Because almost everyone has one or more utility accounts, listing the status of these accounts on all credit reports would provide a fuller picture of many consumers’ financial situation.  In particular, people who don’t have any debt have blank credit reports, which can make it difficult for them to borrow money when they wish to do so.  If utility bills were included on everyone’s credit report, people without debt would have some kind of credit score (based on whether they paid their utility bills on time or not), which might enable them to get credit when they wished.

Then again, it might not.  The Times suggests that many people who have no debt, but who do have utility bills, often pay those bills late.  If so, adding utility bills to credit reports would not help them get credit:  it would hinder them from doing so, because their only “credit” history would be a largely negative one.

The issue in the background here is whether the credit reporting agencies and other participants in the retail credit market should take affirmative steps to try and bring people who don’t have any credit accounts into the market for credit accounts.  Several years ago, Fannie Mae and Freddie Mac, as part of their mandate to help low-income and minority individuals buy homes, encouraged the credit reporting agencies to create special credit reports for people who didn’t have credit:  these reports used letters from local businesses, who had given someone an item on layaway or on informal credit, to establish a kind of credit score that might enable some people to take out mortgages and buy their first home.  Defaults on these mortgages spurred lawsuits and posed the question of whether Fannie and Freddie should have encouraged these “special” reports in the first instance.  One could ask the same question about credit scores based on utility bills.
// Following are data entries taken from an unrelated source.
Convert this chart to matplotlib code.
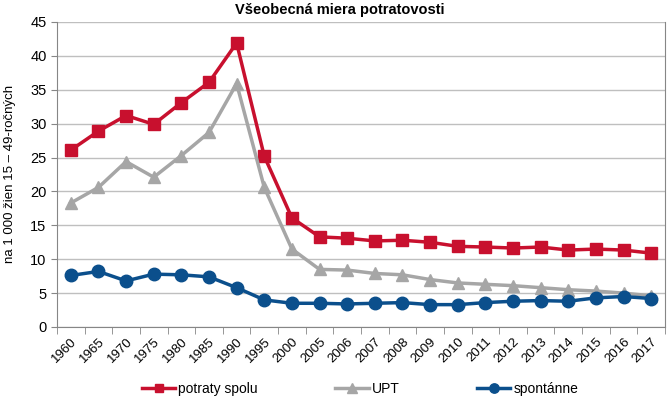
import matplotlib
matplotlib.use("Agg")
import matplotlib.pyplot as plt
import numpy as np

plt.rcParams['font.family'] = ['Liberation Sans', 'DejaVu Sans']

roky = ['1960', '1965', '1970', '1975', '1980', '1985', '1990', '1995', '2000', '2005',
        '2006', '2007', '2008', '2009', '2010', '2011', '2012', '2013', '2014', '2015',
        '2016', '2017']
potraty_spolu = [26.1, 28.9, 31.2, 29.9, 33.1, 36.1, 41.9, 25.2, 16.1, 13.3,
                 13.1, 12.7, 12.8, 12.5, 11.9, 11.8, 11.65, 11.8, 11.35, 11.5,
                 11.35, 10.9]
upt = [18.3, 20.6, 24.4, 22.1, 25.3, 28.7, 35.9, 20.6, 11.5, 8.5,
       8.4, 7.9, 7.7, 7.0, 6.5, 6.3, 6.1, 5.8, 5.5, 5.3,
       5.0, 4.6]
spontanne = [7.6, 8.2, 6.8, 7.8, 7.7, 7.4, 5.8, 4.0, 3.5, 3.5,
             3.4, 3.5, 3.6, 3.3, 3.3, 3.6, 3.8, 3.9, 3.8, 4.3,
             4.5, 4.2]

x = np.arange(len(roky))

fig = plt.figure(figsize=(6.71, 4.01), dpi=100)
ax = fig.add_axes([57/671, 1 - 327/401, 608/671, 305/401])

ax.plot(x, potraty_spolu, color='#C8102E', lw=2.5, marker='s', ms=8, label='potraty spolu')
ax.plot(x, upt, color='#A6A6A6', lw=2.5, marker='^', ms=9, label='UPT')
ax.plot(x, spontanne, color='#0B4F8C', lw=2.5, marker='o', ms=9, label='spontánne')

ax.set_xlim(-0.5, len(roky) - 0.5)
ax.set_ylim(0, 45)
ax.set_yticks(np.arange(0, 46, 5))
ax.yaxis.grid(True, color='#BFBFBF', lw=1)
ax.set_axisbelow(True)
for s in ax.spines.values():
    s.set_color('#868686')
ax.spines['top'].set_visible(False)

ax.set_xticks(x)
ax.set_xticks(np.arange(-0.5, len(roky), 1), minor=True)
ax.set_xticklabels(roky, rotation=45, ha='right', rotation_mode='anchor', fontsize=9.5)
ax.tick_params(axis='x', which='major', length=0, pad=6)
ax.tick_params(axis='x', which='minor', length=5, color='#868686')
ax.tick_params(axis='y', length=4, color='#868686', labelsize=10.5)

fig.text(10/671, 1 - 174/401, 'na 1 000 žien 15 – 49-ročných', rotation=90,
         ha='center', va='center', fontsize=9.5)
fig.text(340/671, 1 - 10/401, 'Všeobecná miera potratovosti', ha='center', va='center',
         fontsize=10.5, fontweight='bold')

fig.legend(loc='center', bbox_to_anchor=(360/671, 1 - 389/401), ncol=3, frameon=False,
           fontsize=10, columnspacing=5.6, handlelength=2.4, handletextpad=0.2, markerscale=0.75)

fig.savefig('out.png', dpi=100)
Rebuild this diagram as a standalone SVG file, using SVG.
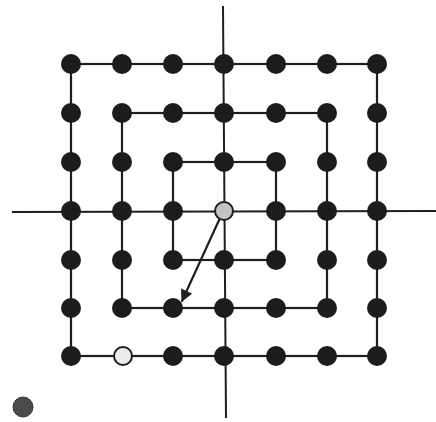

One final note:  the Times doesn’t mention this, but people who sign up for a “budget plan” with a utility are more likely to see that utility bill appear on their credit reports.  A consumer who starts a budget plan with a gas company in November may agree to pay $100 per month year round.  This consumer would therefore pay $100 per month in December and January, when gas bills might reach $200 per month, and continue to pay $100 per month in June and July, when gas bills might be $0 or close to it.  The utility would in essence be extending credit in the winter months to be repaid in the summer months, and it would therefore be more likely to list the “budget plan” account on a credit reporting agency’s credit report.